## PROBLEM STATEMENT
Stop at the line containing "-0.30, -1.59, -1.75];": write out every line from the beginning of the entries up to and including it, minus the pictures.

Code that draws figures
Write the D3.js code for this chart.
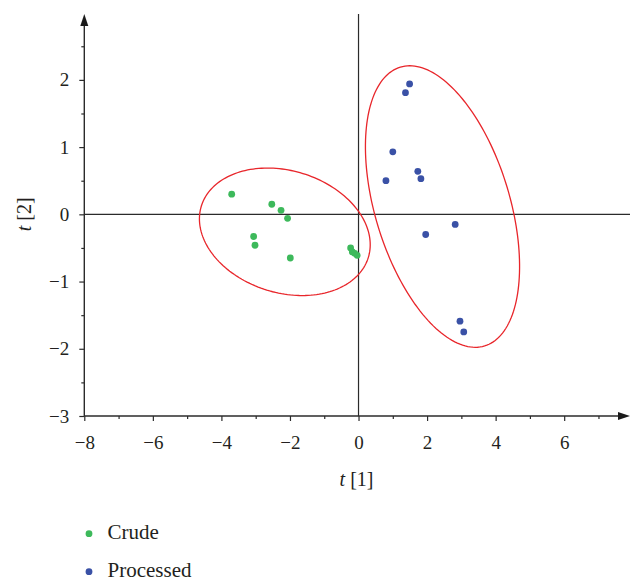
<!DOCTYPE html>
<html>
<head>
<meta charset="utf-8">
<script src="https://cdn.jsdelivr.net/npm/d3@7"></script>
<style>
	body { margin: 0; background: #fff; }
	svg { display: block; }
</style>
</head>
<body>
<div id="vizHolder"></div>
<script>
// scores plot, t[1] vs t[2]
var crudeX = [-3.70, -2.53, -2.26, -2.07, -3.06, -3.02, -1.99, -0.23, -0.18, -0.11, -0.04],
		crudeY = [ 0.30,  0.15,  0.06, -0.06, -0.33, -0.46, -0.65, -0.50, -0.56, -0.58, -0.61];

var processedX = [1.49, 1.37, 1.00, 1.73, 1.82, 0.80, 2.82, 1.96, 2.96, 3.07],
		processedY = [1.94, 1.81, 0.93, 0.64, 0.53, 0.50, -0.15, -0.30, -1.59, -1.75];

// ellipse: centre, then two conjugate semi-axis vectors, all in data units
var crudeEllipse     = { c: [-2.15, -0.26], u: [2.435, -0.384], v: [-0.527, -0.867] },
		processedEllipse = { c: [ 2.45,  0.116], u: [1.229, -2.074], v: [-1.883, -0.290] };

var xMajor = [-8, -6, -4, -2, 0, 2, 4, 6],
		xMinor = [-7, -5, -3, -1, 1, 3, 5, 7],
		yMajor = [-3, -2, -1, 0, 1, 2],
		yMinor = [-2.5, -1.5, -0.5, 0.5, 1.5, 2.5];

var groups = ['Crude', 'Processed'],
		colors = ['#3db95b', '#3a51a6'];

var width = 630,
		height = 579,
		serif = "'Liberation Serif', 'Times New Roman', serif",
		textColor = '#231f20',
		axisColor = '#2b2b2b',
		ellipseColor = '#e8262b';

var svg = d3.select('#vizHolder')
				.append('svg')
				.attr('width', width)
				.attr('height', height)
				.style('font-family', serif);

var xScale = d3.scaleLinear().domain([-8, 7.92]).range([84.3, 630]),
		yScale = d3.scaleLinear().domain([-3, 2.98]).range([416, 14]),
		intFmt = d3.format('d');

/* ----------- AXES ----------- */
svg.append('g')
		.attr('transform', 'translate(0,' + yScale(-3) + ')')
		.call(d3.axisBottom(xScale).tickValues(xMajor).tickSize(5).tickPadding(14.5).tickFormat(intFmt));

svg.append('g')
		.attr('transform', 'translate(0,' + yScale(-3) + ')')
		.call(d3.axisBottom(xScale).tickValues(xMinor).tickSize(3).tickFormat(''));

svg.append('g')
		.attr('transform', 'translate(' + xScale(-8) + ',0)')
		.call(d3.axisLeft(yScale).tickValues(yMajor).tickSize(5).tickPadding(10).tickFormat(intFmt));

svg.append('g')
		.attr('transform', 'translate(' + xScale(-8) + ',0)')
		.call(d3.axisLeft(yScale).tickValues(yMinor).tickSize(3).tickFormat(''));

svg.selectAll('.domain').remove();
svg.selectAll('.tick line').attr('stroke', axisColor).attr('stroke-width', 1.2);
svg.selectAll('.tick text')
		.style('font-family', serif)
		.attr('font-size', 19)
		.attr('fill', textColor);

var x0 = xScale.range()[0], x1 = xScale.range()[1],
		yb = yScale.range()[0], yt = yScale.range()[1];

// axis lines + zero lines
svg.append('line')
		.attr('x1', x0).attr('x2', x1 - 10)
		.attr('y1', yb).attr('y2', yb)
		.attr('stroke', axisColor).attr('stroke-width', 1.4);
svg.append('line')
		.attr('x1', x0).attr('x2', x0)
		.attr('y1', yb).attr('y2', yt + 10)
		.attr('stroke', axisColor).attr('stroke-width', 1.4);
svg.append('line')
		.attr('x1', x0).attr('x2', x1)
		.attr('y1', yScale(0)).attr('y2', yScale(0))
		.attr('stroke', axisColor).attr('stroke-width', 1.2);
svg.append('line')
		.attr('x1', xScale(0)).attr('x2', xScale(0))
		.attr('y1', yb).attr('y2', yt)
		.attr('stroke', axisColor).attr('stroke-width', 1.2);

// arrow heads
svg.append('path')
		.attr('d', 'M' + x1 + ',' + yb + 'L' + (x1 - 12) + ',' + (yb - 4) + 'L' + (x1 - 12) + ',' + (yb + 4) + 'Z')
		.attr('fill', '#1a1a1a');
svg.append('path')
		.attr('d', 'M' + x0 + ',' + yt + 'L' + (x0 - 4) + ',' + (yt + 12) + 'L' + (x0 + 4) + ',' + (yt + 12) + 'Z')
		.attr('fill', '#1a1a1a');

/* ----------- AXIS TITLES ----------- */
var xTitle = svg.append('text')
		.attr('x', xScale(0) - 2)
		.attr('y', 486)
		.attr('text-anchor', 'middle')
		.style('font-family', serif)
		.attr('font-size', 20)
		.attr('fill', textColor);
xTitle.append('tspan').attr('font-style', 'italic').text('t');
xTitle.append('tspan').text(' [1]');

var yTitle = svg.append('text')
		.attr('transform', 'translate(31,' + yScale(0) + ') rotate(-90)')
		.attr('text-anchor', 'middle')
		.style('font-family', serif)
		.attr('font-size', 20)
		.attr('fill', textColor);
yTitle.append('tspan').attr('font-style', 'italic').text('t');
yTitle.append('tspan').text(' [2]');

/* ----------- ELLIPSES ----------- */
var ellipseLine = d3.line()
		.x(function(d){ return xScale(d[0]); })
		.y(function(d){ return yScale(d[1]); })
		.curve(d3.curveLinearClosed);

function ellipsePoints(e){
	return d3.range(0, 2 * Math.PI, Math.PI / 90).map(function(t){
		return [
			e.c[0] + e.u[0] * Math.cos(t) + e.v[0] * Math.sin(t),
			e.c[1] + e.u[1] * Math.cos(t) + e.v[1] * Math.sin(t)
		];
	});
}

svg.selectAll('path.ellipse')
		.data([crudeEllipse, processedEllipse])
		.enter()
		.append('path')
		.attr('class', 'ellipse')
		.attr('fill', 'none')
		.attr('stroke', ellipseColor)
		.attr('stroke-width', 1.3)
		.attr('d', function(d){ return ellipseLine(ellipsePoints(d)); });

/* ----------- POINTS ----------- */
var series = [
	crudeX.map(function(x, i){ return { x: x, y: crudeY[i] }; }),
	processedX.map(function(x, i){ return { x: x, y: processedY[i] }; })
];

series.forEach(function(pts, k){
	svg.selectAll('circle.s' + k)
			.data(pts)
			.enter()
			.append('circle')
			.attr('class', 's' + k)
			.attr('cx', function(d){ return xScale(d.x); })
			.attr('cy', function(d){ return yScale(d.y); })
			.attr('r', 3.4)
			.attr('fill', colors[k]);
});

/* ----------- LEGEND ----------- */
var legend = svg.selectAll('g.legend')
		.data(groups)
		.enter()
		.append('g')
		.attr('class', 'legend')
		.attr('transform', function(d, i){ return 'translate(89,' + (533.7 + i * 38) + ')'; });

legend.append('circle')
		.attr('r', 3.4)
		.attr('fill', function(d, i){ return colors[i]; });

legend.append('text')
		.attr('x', 18.5)
		.attr('y', 4.8)
		.style('font-family', serif)
		.attr('font-size', 21)
		.attr('fill', textColor)
		.text(function(d){ return d; });
</script>
</body>
</html>
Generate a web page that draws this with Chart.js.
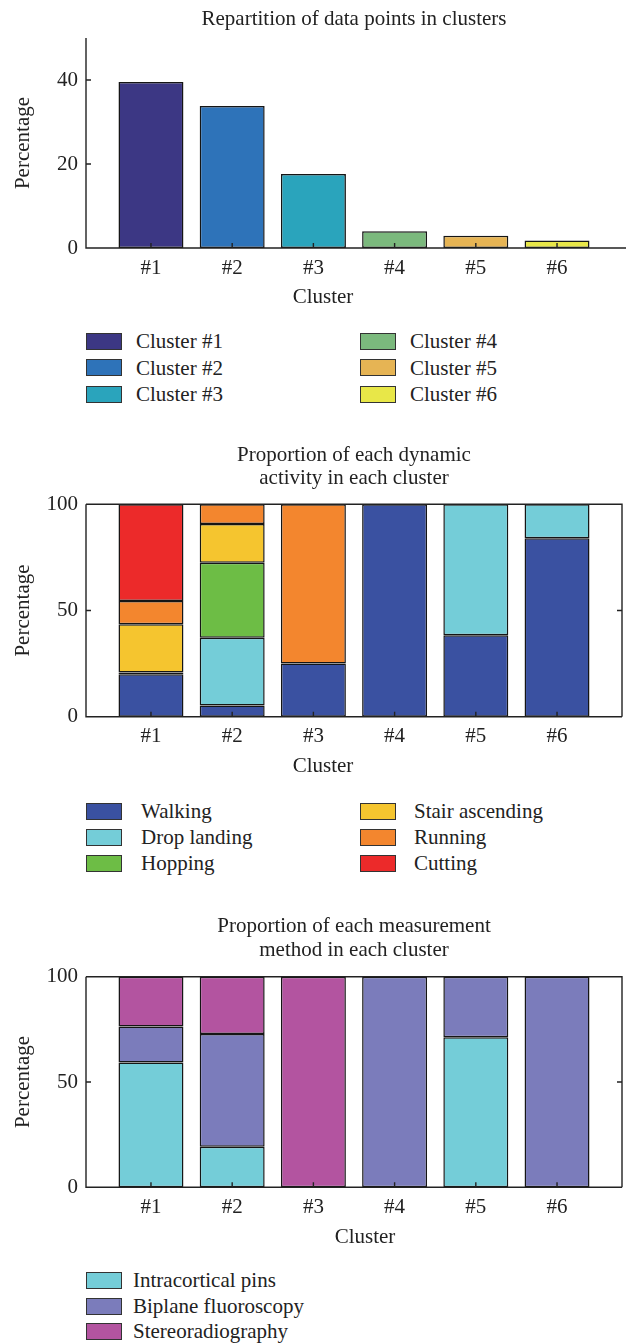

## WRITTEN ANSWER
Write the D3.js code for this chart.
<!DOCTYPE html>
<html>
<head>
<meta charset="utf-8">
<script src="https://cdn.jsdelivr.net/npm/d3@7"></script>
<style>
	body { margin: 0; background: #fff; }
	svg { display: block; }
</style>
</head>
<body>
<div id="vizHolder"></div>
<script>
// scores plot, t[1] vs t[2]
var crudeX = [-3.70, -2.53, -2.26, -2.07, -3.06, -3.02, -1.99, -0.23, -0.18, -0.11, -0.04],
		crudeY = [ 0.30,  0.15,  0.06, -0.06, -0.33, -0.46, -0.65, -0.50, -0.56, -0.58, -0.61];

var processedX = [1.49, 1.37, 1.00, 1.73, 1.82, 0.80, 2.82, 1.96, 2.96, 3.07],
		processedY = [1.94, 1.81, 0.93, 0.64, 0.53, 0.50, -0.15, -0.30, -1.59, -1.75];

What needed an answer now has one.